Complex $n×n$ matrices

Question

Let $A$ and $B$ be complex $n×n$ matrices. Which of the following statements are true?

1. If $A$, $B$, $A+B$ is invertible then $A^{-1} + B^{-1}$ is invertible.
2. If $A$, $B$, $A+B$ is invertible then $A^{-1} - B^{-1}$ is invertible.
3. If $AB$ is nilpotent, then $BA$ is also nilpotent.
4. Characteristic polynomial of $AB$ and $BA$ are equal if $A$ is invertible.

I am stuck on this problem and don't know where to begin. Can anyone help me please?

Answer 1

• b) No, as $A=B=I$ is a counterexample

• c) Yes,

  Choose $k$ such that $(AB)^k=0$. Then $(BA)^{k+1}$ =$(BA)(BA)^k$ = $(BA)(BABABABA...)=B(ABABABA..)A=B\cdot 0\cdot A = 0$.

• d) Yes, if $A$ is invertible then $AB$ and $BA$ are similar as $BA =A^{-1}(AB)A$. And similar matrices have the same characteristic polynomial

Answer 2

For (1.) and (2.), consider how you would do it for real numbers (i.e. $1×1$ matrices). Then see if your argument continues to work for matrices (recall, or prove, that a product of invertible matrices is automatically invertible).

For (3.), just write out the definition of nilpotent, write out powers as multiplication, and recall that multiplication is associative.

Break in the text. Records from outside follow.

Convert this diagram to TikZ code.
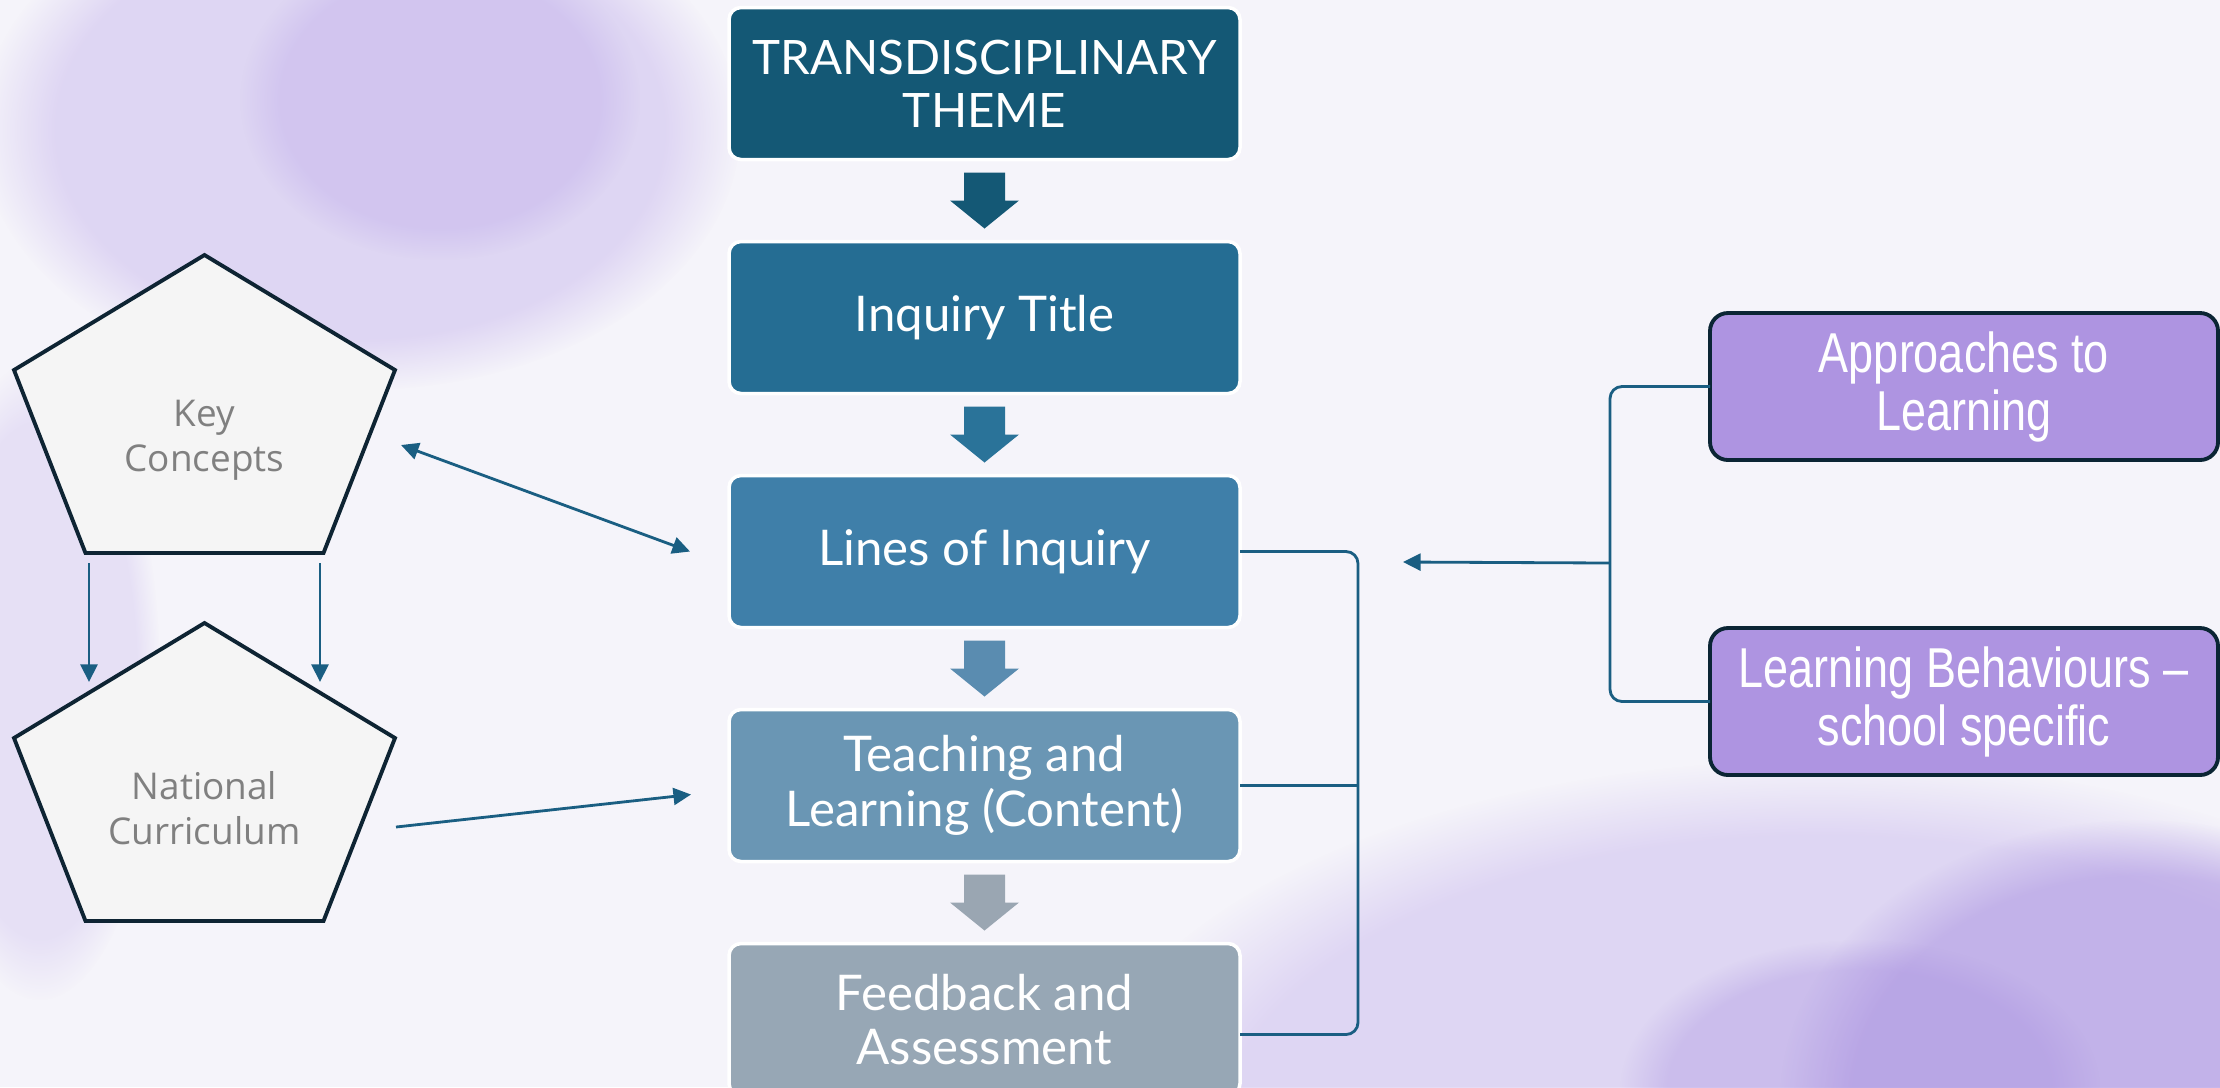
\documentclass[tikz,border=0pt]{standalone}
\usepackage{fontspec}
\setmainfont{Lato}
\newfontfamily\pentfont{Open Sans}
\newfontfamily\narrowfont[FakeStretch=0.8]{Liberation Sans}
\usepackage{xcolor}
\usepackage{tikz}
\usetikzlibrary{positioning,shapes,arrows,arrows.meta,calc,fadings}

\definecolor{themeA}{RGB}{20,88,117}
\definecolor{themeB}{RGB}{37,109,147}
\definecolor{themeC}{RGB}{63,127,169}
\definecolor{themeD}{RGB}{106,150,180}
\definecolor{themeE}{RGB}{151,167,181}
\definecolor{arrowB}{RGB}{42,115,153}
\definecolor{arrowC}{RGB}{90,140,176}
\definecolor{arrowD}{RGB}{154,166,178}
\definecolor{linkblue}{RGB}{26,94,130}
\definecolor{pentedge}{RGB}{14,36,51}
\definecolor{pentfill}{RGB}{245,245,245}
\definecolor{pentgray}{RGB}{128,128,128}
\definecolor{sidepurple}{RGB}{174,148,225}
\definecolor{sideedge}{RGB}{11,37,52}
\definecolor{paper}{RGB}{245,244,250}
\definecolor{wash}{RGB}{196,178,236}
\definecolor{washdeep}{RGB}{168,144,224}

\begin{document}
\begin{tikzpicture}[>={Triangle[length=5pt,width=4.8pt]}, line width=0.8pt,
  flowbox/.style={draw=white, line width=1pt, rounded corners=0.12cm, minimum width=5.11cm, minimum height=1.52cm, outer sep=0pt, align=center, text=white, font=\fontsize{14}{15.5}\selectfont, inner sep=2pt},
  sidebox/.style={draw=sideedge, fill=sidepurple, line width=1.1pt, rounded corners=0.18cm, minimum width=5.08cm, minimum height=1.47cm, outer sep=0pt, align=center, text=white, font=\narrowfont\fontsize{16}{16.5}\selectfont},
  link/.style={draw=linkblue, line width=0.8pt},
  pentline/.style={draw=pentedge, fill=pentfill, line width=1.1pt},
  pentext/.style={font=\pentfont\fontsize{10.5}{12.8}\selectfont, text=pentgray, align=center},
  blob/.style={fill=#1, path fading=circle with fuzzy edge 20 percent}]
  \useasboundingbox (0,0) rectangle (22.2,-10.87);
  % Canvas with a soft lavender wash
  \begin{scope}
    \clip (0,0) rectangle (22.2,-10.87);
    \fill[paper] (0,0) rectangle (22.2,-10.87);
    \fill[blob=wash, opacity=0.45] (3.6,-1.3) ellipse (3.8cm and 2.6cm);
    \fill[blob=wash, opacity=0.45] (4.4,-1.0) ellipse (2.0cm and 1.6cm);
    \fill[blob=wash, opacity=0.3] (0.4,-6.8) ellipse (1.2cm and 3.2cm);
    \fill[blob=wash, opacity=0.45] (18.2,-11.4) ellipse (7.5cm and 3.8cm);
    \fill[blob=washdeep, opacity=0.5] (21.4,-11.0) ellipse (3.6cm and 2.8cm);
    \fill[blob=washdeep, opacity=0.35] (18.6,-10.9) ellipse (2.4cm and 1.5cm);
  \end{scope}

  % Central column of inquiry stages
  \node[flowbox, fill=themeA, font=\fontsize{13.5}{15}\selectfont] (tt) at (9.845,-0.835) {TRANSDISCIPLINARY\\THEME};
  \node[flowbox, fill=themeB, below=0.82cm of tt] (it) {Inquiry Title};
  \node[flowbox, fill=themeC, below=0.82cm of it] (li) {Lines of Inquiry};
  \node[flowbox, fill=themeD, below=0.82cm of li] (tl) {Teaching and\\Learning (Content)};
  \node[flowbox, fill=themeE, below=0.82cm of tl] (fa) {Feedback and\\Assessment};

  % Block arrows between the stages
  \foreach \a/\b/\c in {tt/it/themeA, it/li/arrowB, li/tl/arrowC, tl/fa/arrowD}
    \fill[\c] ($(\a.south)!0.5!(\b.north)$) ++(-0.205,0.28) -- ++(0.41,0) -- ++(0,-0.28) -- ++(0.14,0) -- ++(-0.345,-0.28) -- ++(-0.345,0.28) -- ++(0.14,0) -- cycle;

  % Pentagons on the left
  \coordinate (kcc) at (2.045,-4.40);
  \coordinate (ncc) at (2.045,-8.08);
  \foreach \p in {kcc,ncc}
    \draw[pentline] (\p) ++(0,1.85) -- ++(1.905,-1.15) -- ++(-0.715,-1.83) -- ++(-2.38,0) -- ++(-0.715,1.83) -- cycle;
  \node[pentext] (kc) at (kcc) {Key\\Concepts};
  \node[pentext] (nc) at (ncc) {National\\Curriculum};

  \draw[link,->] ($(kc)+(-1.155,-1.23)$) -- ($(nc)+(-1.155,1.26)$);
  \draw[link,->] ($(kc)+(1.155,-1.23)$) -- ($(nc)+(1.155,1.26)$);
  \draw[link,<->] ($(kc)+(1.965,-0.05)$) -- ($(li.west)+(-0.39,0)$);
  \draw[link,->] ($(nc)+(1.915,-0.19)$) -- ($(tl.west)+(-0.38,-0.09)$);

  % Right-hand boxes
  \node[sidebox] (atl) at (19.64,-3.865) {Approaches to\\Learning};
  \node[sidebox] (lb) at (19.64,-7.015) {Learning Behaviours –\\school specific};

  % Brackets
  \draw[link, rounded corners=0.12cm] (li.east) -| ($(fa.east)+(1.18,-0.15)$) -- ($(fa.east)+(0,-0.15)$);
  \draw[link] (tl.east) -- ++(1.18,0);
  \coordinate (join) at (16.10,-5.63);
  \coordinate (joinend) at (14.03,-5.62);
  \draw[link, rounded corners=0.12cm] (atl.west) -| (join) |- (lb.west);
  \draw[link,->] (join) -- (joinend);
\end{tikzpicture}
\end{document}
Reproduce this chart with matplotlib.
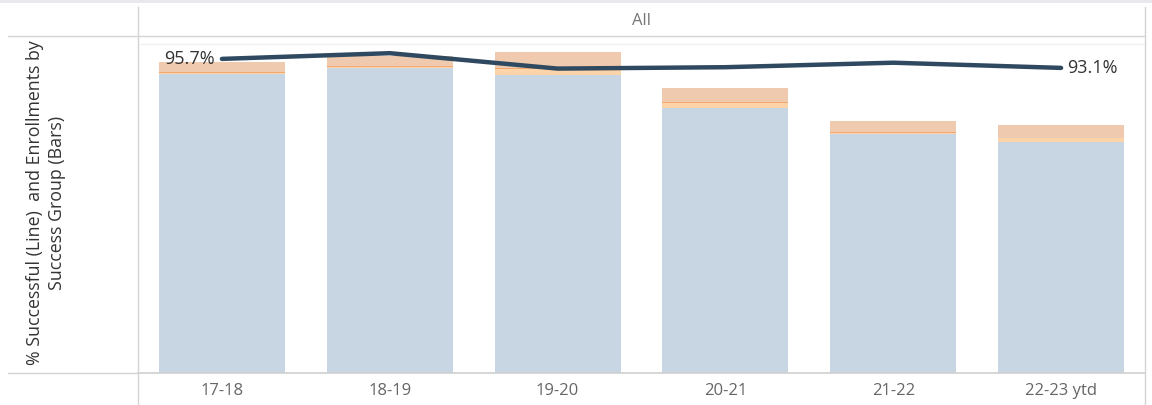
import matplotlib
matplotlib.use('Agg')
import matplotlib.pyplot as plt
from matplotlib.lines import Line2D
from matplotlib.patches import Rectangle
import numpy as np

plt.rcParams['font.family'] = ['Open Sans', 'DejaVu Sans']

# Data (enrollments by success group, stacked bars; % successful line)
years = ['17-18', '18-19', '19-20', '20-21', '21-22', '22-23 ytd']
successful = [11950, 12210, 11930, 10600, 9570, 9250]
group_light = [52, 40, 224, 188, 28, 148]
group_orange = [52, 12, 52, 52, 52, 12]
unsuccessful = [388, 400, 628, 560, 428, 520]
pct_successful = [95.7, 97.35, 92.9, 93.3, 94.6, 93.1]

W, H = 1152, 405
fig = plt.figure(figsize=(W / 100, H / 100), dpi=100)

# plot area in pixel terms
left, right, top, bottom = 138, 1145, 35, 373
ax = fig.add_axes([left / W, 1 - bottom / H, (right - left) / W, (bottom - top) / H])

x = np.arange(len(years))
colors = ['#c8d6e3', '#fdd3aa', '#f2a86e', '#efcaae']
base = np.zeros(len(years))
for vals, c in zip([successful, group_light, group_orange, unsuccessful], colors):
    ax.bar(x, vals, bottom=base, width=0.75, color=c, linewidth=0, zorder=2)
    base += np.array(vals)

ax.set_xlim(-0.5, len(years) - 0.5)
ax.set_ylim(0, 13520)
ax.set_yticks([])
ax.set_xticks(x)
ax.set_xticklabels(years, fontsize=12, color='#666666')
ax.tick_params(axis='x', length=0, pad=7)
for s in ['top', 'left', 'right']:
    ax.spines[s].set_visible(False)
ax.spines['bottom'].set_color('#d0d0d0')
ax.spines['bottom'].set_linestyle((0, (2, 1)))
ax.spines['bottom'].set_linewidth(1.2)

ax2 = ax.twinx()
ax2.plot(x, pct_successful, color='#2f4a60', linewidth=3.2, solid_capstyle='round',
         solid_joinstyle='round', zorder=5)
ax2.set_ylim(5.0, 102.6)
ax2.set_yticks([])
for s in ax2.spines.values():
    s.set_visible(False)
ax2.annotate(f'{pct_successful[0]}%', (x[0], pct_successful[0]), xytext=(-5, 0),
             textcoords='offset points', ha='right', va='center', fontsize=13, color='#333333')
ax2.annotate(f'{pct_successful[-1]}%', (x[-1], pct_successful[-1]), xytext=(4, 0),
             textcoords='offset points', ha='left', va='center', fontsize=13, color='#333333')

# Tableau-style frame lines
def hline(y, x0, x1, color, lw=1.0):
    fig.add_artist(Line2D([x0 / W, x1 / W], [1 - y / H, 1 - y / H], color=color, linewidth=lw))

def vline(xp, y0, y1, color, lw=1.0):
    fig.add_artist(Line2D([xp / W, xp / W], [1 - y0 / H, 1 - y1 / H], color=color, linewidth=lw))

fig.add_artist(Rectangle((0, 1 - 3 / H), 1, 3 / H, transform=fig.transFigure,
                         color='#e7e9ec', linewidth=0))
hline(35.5, 8, right, '#d4d4d4')
hline(43.5, left, right, '#f2f2f2')
vline(left, 7, H, '#d4d4d4')
vline(right, 7, H, '#d4d4d4')
hline(373, 8, left, '#d4d4d4')

fig.text((left + right) / 2 / W, 1 - 21 / H, 'All', ha='center', va='center',
         fontsize=12, color='#777777')
fig.text(46 / W, 1 - 203 / H, '% Successful (Line)  and Enrollments by\nSuccess Group (Bars)',
         rotation=90, ha='center', va='center', fontsize=12.8, color='#333333',
         multialignment='center', linespacing=1.25)

fig.savefig('out.png', dpi=100)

For (4.), use the following facts (not in this order):

• $\det(AB)=\det A \det B$
• $AB + AC = A(B + C)$
• $I = AA^{-1}$ for any invertible $A$.

Answer 3

Hints:
(a) If $A,B,A+B$ are invertible, then so is $A^{-1}(A+B)B^{-1}$.
(b) Take $A=B=I$ as @macydanim suggested.
(c) Use that $(BA)^k=B(AB)^{k-1}A$.
(d) $P_{AB}(x)=\det(xI-AB)=\det(A(xA^{-1}-B))=\det((xA^{-1}-B)A)$. Justify all the equalities.